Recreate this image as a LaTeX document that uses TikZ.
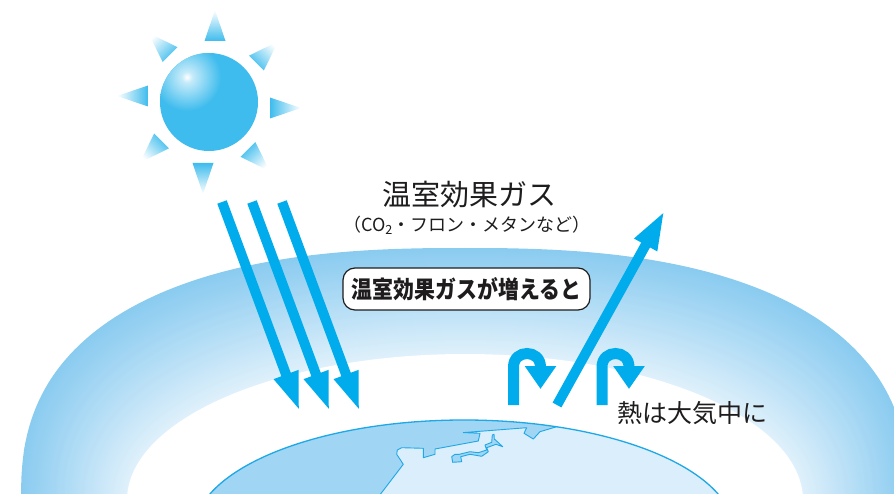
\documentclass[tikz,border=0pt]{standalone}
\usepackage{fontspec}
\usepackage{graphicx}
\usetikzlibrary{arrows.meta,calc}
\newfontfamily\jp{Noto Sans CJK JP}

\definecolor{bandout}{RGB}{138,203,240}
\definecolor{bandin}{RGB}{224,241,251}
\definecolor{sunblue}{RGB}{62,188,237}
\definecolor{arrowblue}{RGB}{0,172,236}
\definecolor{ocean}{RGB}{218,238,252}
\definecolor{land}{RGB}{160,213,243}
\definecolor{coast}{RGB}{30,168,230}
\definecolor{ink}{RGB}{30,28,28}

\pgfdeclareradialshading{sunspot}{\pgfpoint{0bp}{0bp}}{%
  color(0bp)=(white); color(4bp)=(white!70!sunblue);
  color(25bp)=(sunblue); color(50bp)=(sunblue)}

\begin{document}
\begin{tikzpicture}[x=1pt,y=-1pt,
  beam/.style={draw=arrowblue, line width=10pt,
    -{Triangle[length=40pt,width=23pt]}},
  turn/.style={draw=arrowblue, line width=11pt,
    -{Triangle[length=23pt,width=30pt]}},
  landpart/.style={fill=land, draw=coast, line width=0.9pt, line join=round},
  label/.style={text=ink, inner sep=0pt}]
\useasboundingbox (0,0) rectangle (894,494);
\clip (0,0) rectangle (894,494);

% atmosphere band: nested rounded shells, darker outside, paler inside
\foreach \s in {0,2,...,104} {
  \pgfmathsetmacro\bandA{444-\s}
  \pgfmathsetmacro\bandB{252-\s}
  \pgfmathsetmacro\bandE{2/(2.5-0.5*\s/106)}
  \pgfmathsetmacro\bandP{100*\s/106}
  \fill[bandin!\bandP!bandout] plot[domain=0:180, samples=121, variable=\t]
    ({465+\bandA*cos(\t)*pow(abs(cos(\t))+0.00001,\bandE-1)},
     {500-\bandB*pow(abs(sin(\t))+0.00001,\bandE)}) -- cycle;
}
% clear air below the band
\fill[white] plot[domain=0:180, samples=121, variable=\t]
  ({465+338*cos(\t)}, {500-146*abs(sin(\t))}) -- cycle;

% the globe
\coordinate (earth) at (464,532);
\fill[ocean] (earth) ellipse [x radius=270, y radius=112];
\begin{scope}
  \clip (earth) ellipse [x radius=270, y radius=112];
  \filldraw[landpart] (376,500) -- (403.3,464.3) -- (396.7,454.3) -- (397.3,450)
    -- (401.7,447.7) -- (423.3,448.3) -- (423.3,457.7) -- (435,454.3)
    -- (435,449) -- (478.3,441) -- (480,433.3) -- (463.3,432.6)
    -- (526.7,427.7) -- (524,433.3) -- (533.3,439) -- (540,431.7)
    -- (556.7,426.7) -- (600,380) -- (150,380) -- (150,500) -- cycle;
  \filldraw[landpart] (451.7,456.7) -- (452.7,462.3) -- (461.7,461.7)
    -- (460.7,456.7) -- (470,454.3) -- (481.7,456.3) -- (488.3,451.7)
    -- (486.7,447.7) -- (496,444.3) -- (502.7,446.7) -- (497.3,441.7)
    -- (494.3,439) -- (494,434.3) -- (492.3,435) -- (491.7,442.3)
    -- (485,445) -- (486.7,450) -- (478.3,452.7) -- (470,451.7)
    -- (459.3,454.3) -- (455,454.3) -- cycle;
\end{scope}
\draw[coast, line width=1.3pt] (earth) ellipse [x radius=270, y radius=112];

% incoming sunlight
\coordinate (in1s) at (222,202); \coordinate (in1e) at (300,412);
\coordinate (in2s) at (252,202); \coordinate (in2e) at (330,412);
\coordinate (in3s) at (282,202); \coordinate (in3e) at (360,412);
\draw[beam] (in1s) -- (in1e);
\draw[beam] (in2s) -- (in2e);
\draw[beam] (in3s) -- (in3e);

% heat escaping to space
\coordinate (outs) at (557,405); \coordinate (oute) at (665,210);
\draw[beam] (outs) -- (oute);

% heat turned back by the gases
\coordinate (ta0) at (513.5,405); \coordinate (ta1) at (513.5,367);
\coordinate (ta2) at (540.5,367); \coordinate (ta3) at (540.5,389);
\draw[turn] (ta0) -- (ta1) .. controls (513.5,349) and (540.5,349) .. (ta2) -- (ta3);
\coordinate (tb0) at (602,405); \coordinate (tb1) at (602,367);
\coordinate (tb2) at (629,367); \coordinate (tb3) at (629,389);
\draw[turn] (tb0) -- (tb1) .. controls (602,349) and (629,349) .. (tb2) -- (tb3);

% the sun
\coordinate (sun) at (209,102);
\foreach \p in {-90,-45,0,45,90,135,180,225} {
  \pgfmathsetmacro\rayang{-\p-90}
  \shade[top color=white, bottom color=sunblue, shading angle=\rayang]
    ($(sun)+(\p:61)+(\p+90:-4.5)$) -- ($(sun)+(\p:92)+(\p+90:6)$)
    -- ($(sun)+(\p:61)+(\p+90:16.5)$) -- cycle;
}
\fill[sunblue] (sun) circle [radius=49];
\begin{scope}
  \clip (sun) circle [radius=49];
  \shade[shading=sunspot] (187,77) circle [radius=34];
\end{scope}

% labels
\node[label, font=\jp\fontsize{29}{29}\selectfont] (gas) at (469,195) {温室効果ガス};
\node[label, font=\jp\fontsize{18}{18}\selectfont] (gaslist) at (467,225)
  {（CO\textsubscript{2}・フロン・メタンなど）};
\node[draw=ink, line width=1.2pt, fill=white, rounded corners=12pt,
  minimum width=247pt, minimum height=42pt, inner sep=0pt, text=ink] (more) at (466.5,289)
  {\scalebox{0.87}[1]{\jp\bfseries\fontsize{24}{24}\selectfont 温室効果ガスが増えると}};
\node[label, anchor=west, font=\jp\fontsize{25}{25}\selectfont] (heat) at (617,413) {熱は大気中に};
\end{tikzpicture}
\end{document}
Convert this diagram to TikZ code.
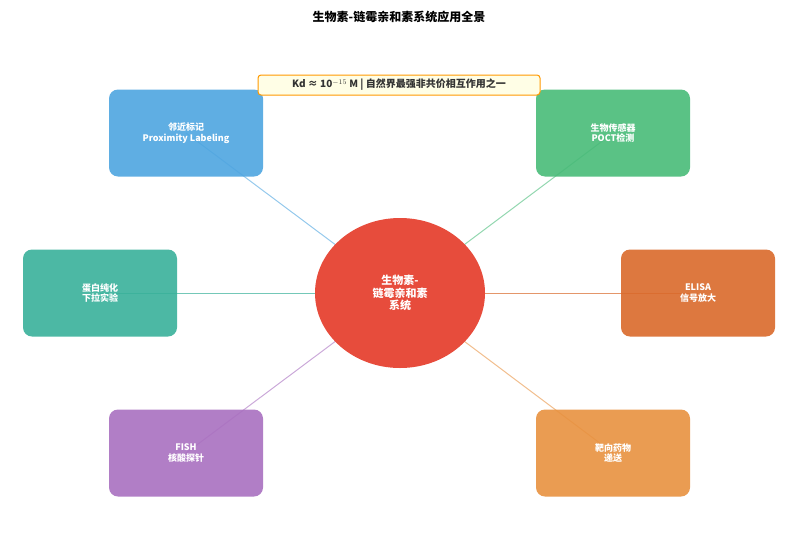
+ + + + + + +
All the lines above are to be reproduced exactly, except the pictures.

Recreate this image as a LaTeX document that uses TikZ.
\documentclass[tikz,border=0pt]{standalone}
\usepackage{fontspec}
\usepackage{graphicx}
\usetikzlibrary{arrows.meta,calc}
\newfontfamily\jp{Noto Sans CJK JP}

\definecolor{bandout}{RGB}{138,203,240}
\definecolor{bandin}{RGB}{224,241,251}
\definecolor{sunblue}{RGB}{62,188,237}
\definecolor{arrowblue}{RGB}{0,172,236}
\definecolor{ocean}{RGB}{218,238,252}
\definecolor{land}{RGB}{160,213,243}
\definecolor{coast}{RGB}{30,168,230}
\definecolor{ink}{RGB}{30,28,28}

\pgfdeclareradialshading{sunspot}{\pgfpoint{0bp}{0bp}}{%
  color(0bp)=(white); color(4bp)=(white!70!sunblue);
  color(25bp)=(sunblue); color(50bp)=(sunblue)}

\begin{document}
\begin{tikzpicture}[x=1pt,y=-1pt,
  beam/.style={draw=arrowblue, line width=10pt,
    -{Triangle[length=40pt,width=23pt]}},
  turn/.style={draw=arrowblue, line width=11pt,
    -{Triangle[length=23pt,width=30pt]}},
  landpart/.style={fill=land, draw=coast, line width=0.9pt, line join=round},
  label/.style={text=ink, inner sep=0pt}]
\useasboundingbox (0,0) rectangle (894,494);
\clip (0,0) rectangle (894,494);

% atmosphere band: nested rounded shells, darker outside, paler inside
\foreach \s in {0,2,...,104} {
  \pgfmathsetmacro\bandA{444-\s}
  \pgfmathsetmacro\bandB{252-\s}
  \pgfmathsetmacro\bandE{2/(2.5-0.5*\s/106)}
  \pgfmathsetmacro\bandP{100*\s/106}
  \fill[bandin!\bandP!bandout] plot[domain=0:180, samples=121, variable=\t]
    ({465+\bandA*cos(\t)*pow(abs(cos(\t))+0.00001,\bandE-1)},
     {500-\bandB*pow(abs(sin(\t))+0.00001,\bandE)}) -- cycle;
}
% clear air below the band
\fill[white] plot[domain=0:180, samples=121, variable=\t]
  ({465+338*cos(\t)}, {500-146*abs(sin(\t))}) -- cycle;

% the globe
\coordinate (earth) at (464,532);
\fill[ocean] (earth) ellipse [x radius=270, y radius=112];
\begin{scope}
  \clip (earth) ellipse [x radius=270, y radius=112];
  \filldraw[landpart] (376,500) -- (403.3,464.3) -- (396.7,454.3) -- (397.3,450)
    -- (401.7,447.7) -- (423.3,448.3) -- (423.3,457.7) -- (435,454.3)
    -- (435,449) -- (478.3,441) -- (480,433.3) -- (463.3,432.6)
    -- (526.7,427.7) -- (524,433.3) -- (533.3,439) -- (540,431.7)
    -- (556.7,426.7) -- (600,380) -- (150,380) -- (150,500) -- cycle;
  \filldraw[landpart] (451.7,456.7) -- (452.7,462.3) -- (461.7,461.7)
    -- (460.7,456.7) -- (470,454.3) -- (481.7,456.3) -- (488.3,451.7)
    -- (486.7,447.7) -- (496,444.3) -- (502.7,446.7) -- (497.3,441.7)
    -- (494.3,439) -- (494,434.3) -- (492.3,435) -- (491.7,442.3)
    -- (485,445) -- (486.7,450) -- (478.3,452.7) -- (470,451.7)
    -- (459.3,454.3) -- (455,454.3) -- cycle;
\end{scope}
\draw[coast, line width=1.3pt] (earth) ellipse [x radius=270, y radius=112];

% incoming sunlight
\coordinate (in1s) at (222,202); \coordinate (in1e) at (300,412);
\coordinate (in2s) at (252,202); \coordinate (in2e) at (330,412);
\coordinate (in3s) at (282,202); \coordinate (in3e) at (360,412);
\draw[beam] (in1s) -- (in1e);
\draw[beam] (in2s) -- (in2e);
\draw[beam] (in3s) -- (in3e);

% heat escaping to space
\coordinate (outs) at (557,405); \coordinate (oute) at (665,210);
\draw[beam] (outs) -- (oute);

% heat turned back by the gases
\coordinate (ta0) at (513.5,405); \coordinate (ta1) at (513.5,367);
\coordinate (ta2) at (540.5,367); \coordinate (ta3) at (540.5,389);
\draw[turn] (ta0) -- (ta1) .. controls (513.5,349) and (540.5,349) .. (ta2) -- (ta3);
\coordinate (tb0) at (602,405); \coordinate (tb1) at (602,367);
\coordinate (tb2) at (629,367); \coordinate (tb3) at (629,389);
\draw[turn] (tb0) -- (tb1) .. controls (602,349) and (629,349) .. (tb2) -- (tb3);

% the sun
\coordinate (sun) at (209,102);
\foreach \p in {-90,-45,0,45,90,135,180,225} {
  \pgfmathsetmacro\rayang{-\p-90}
  \shade[top color=white, bottom color=sunblue, shading angle=\rayang]
    ($(sun)+(\p:61)+(\p+90:-4.5)$) -- ($(sun)+(\p:92)+(\p+90:6)$)
    -- ($(sun)+(\p:61)+(\p+90:16.5)$) -- cycle;
}
\fill[sunblue] (sun) circle [radius=49];
\begin{scope}
  \clip (sun) circle [radius=49];
  \shade[shading=sunspot] (187,77) circle [radius=34];
\end{scope}

% labels
\node[label, font=\jp\fontsize{29}{29}\selectfont] (gas) at (469,195) {温室効果ガス};
\node[label, font=\jp\fontsize{18}{18}\selectfont] (gaslist) at (467,225)
  {（CO\textsubscript{2}・フロン・メタンなど）};
\node[draw=ink, line width=1.2pt, fill=white, rounded corners=12pt,
  minimum width=247pt, minimum height=42pt, inner sep=0pt, text=ink] (more) at (466.5,289)
  {\scalebox{0.87}[1]{\jp\bfseries\fontsize{24}{24}\selectfont 温室効果ガスが増えると}};
\node[label, anchor=west, font=\jp\fontsize{25}{25}\selectfont] (heat) at (617,413) {熱は大気中に};
\end{tikzpicture}
\end{document}
Convert this diagram to TikZ code.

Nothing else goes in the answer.